Soyons clairs : nous avons besoin de lois fédérales qui permettent une innovation responsable, mais celles-ci doivent s’inscrire dans un cadre fondé sur les droits qui reconnaît le droit fondamental à la vie privée. Les nouvelles lois devront renforcer la responsabilité des entreprises ainsi que des institutions fédérales et conférer au Commissariat les mêmes pouvoirs dont jouissent déjà bon nombre de ses partenaires provinciaux et internationaux.

Il faut aussi établir des principes communs dans la Loi sur la protection des renseignements personnels (LPRP), applicable au secteur public, et la Loi sur la protection des renseignements personnels et les documents électroniques (LPRPDE), applicable au secteur privé.

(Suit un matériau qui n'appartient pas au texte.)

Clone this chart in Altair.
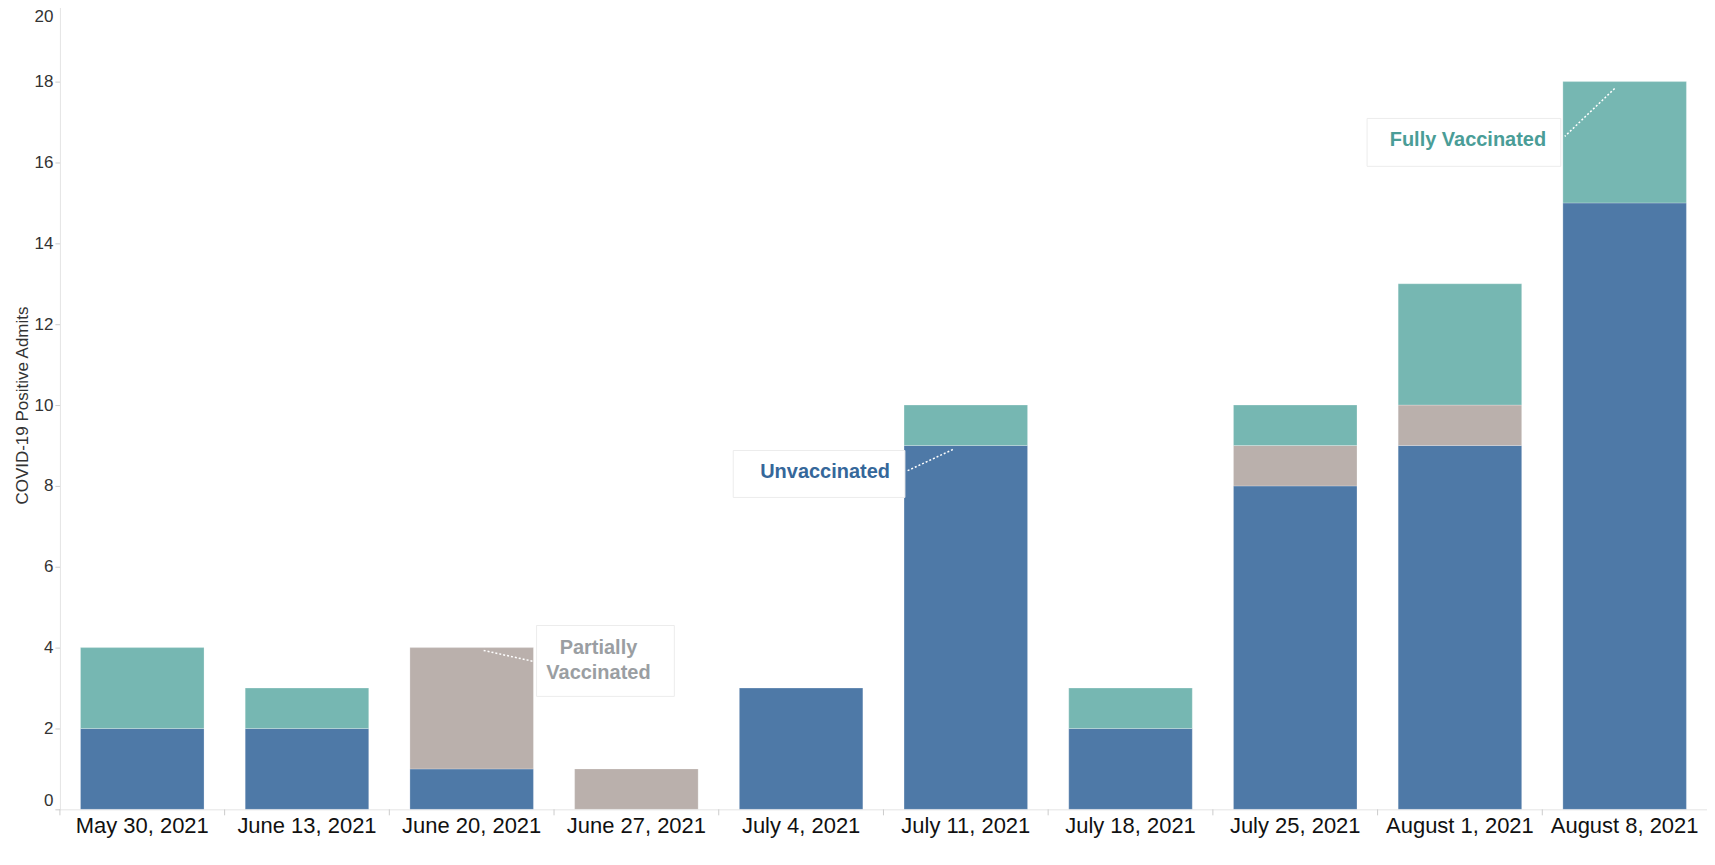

Par exemple, la nécessité et la proportionnalité doivent être prises en considération avant de recueillir, d’utiliser et de conserver l’information.

Cela est d’autant plus important puisque le gouvernement dépend de plus en plus de technologies mises au point par le secteur privé. Un bon exemple est notre enquête sur Clearview AI. Cette entreprise proposait un outil de reconnaissance faciale permettant aux organismes d’application de la loi de mettre en correspondance les photographies d’individus avec une base de données où étaient stockées 3 milliards d’images prélevées dans Internet. Au final, nous avons conclu que l’entreprise avait contrevenu à la loi du secteur privé (la LPRPDE). Ensuite, au terme d’une autre enquête, nous avons conclu que la GRC, qui avait utilisé cette technologie, avait contrevenu à la loi du secteur public (la LPRP).

Cela dit, la technologie et les données peuvent servir l’intérêt public, et elles le font souvent. En font foi plusieurs exemples depuis le début de la pandémie, comme l’utilisation de données pour soutenir la santé publique ou les plateformes que nous utilisons tous pour rester connectés.

Or, l’utilisation croissante des données s’accompagne aussi de nouveaux risques. Il est urgent de définir comment profiter des données tout en respectant les valeurs démocratiques et les droits fondamentaux.

Une façon de se protéger contre ces risques est de rappeler aux organisations qui cherchent à recourir à de nouvelles technologies de tenir compte de la vie privée dès la conception.

Également, la plus grande souplesse dans l’utilisation des données doit être accompagnée par une plus grande responsabilité, démontrable aux organismes de réglementation qui peuvent protéger les citoyens.

De même, l’adoption d’une loi fondée sur les droits permettrait de favoriser une innovation responsable et de susciter la confiance envers le gouvernement.

Alors que mon mandat tire à sa fin, je souhaite vivement que le gouvernement adopte sans tarder les lois dont nous avons tant besoin pour protéger efficacement le droit à la vie privée des Canadiens.

Comme société, nous devons projeter nos valeurs dans nos lois sur le numérique. Nos citoyens ne s’attendent à rien de moins de leurs institutions publiques.

Ce n’est que par le respect de nos droits et des valeurs qui nous sont chères que nous serons en mesure de profiter en toute confiance des avantages que recèlent les nouvelles technologies.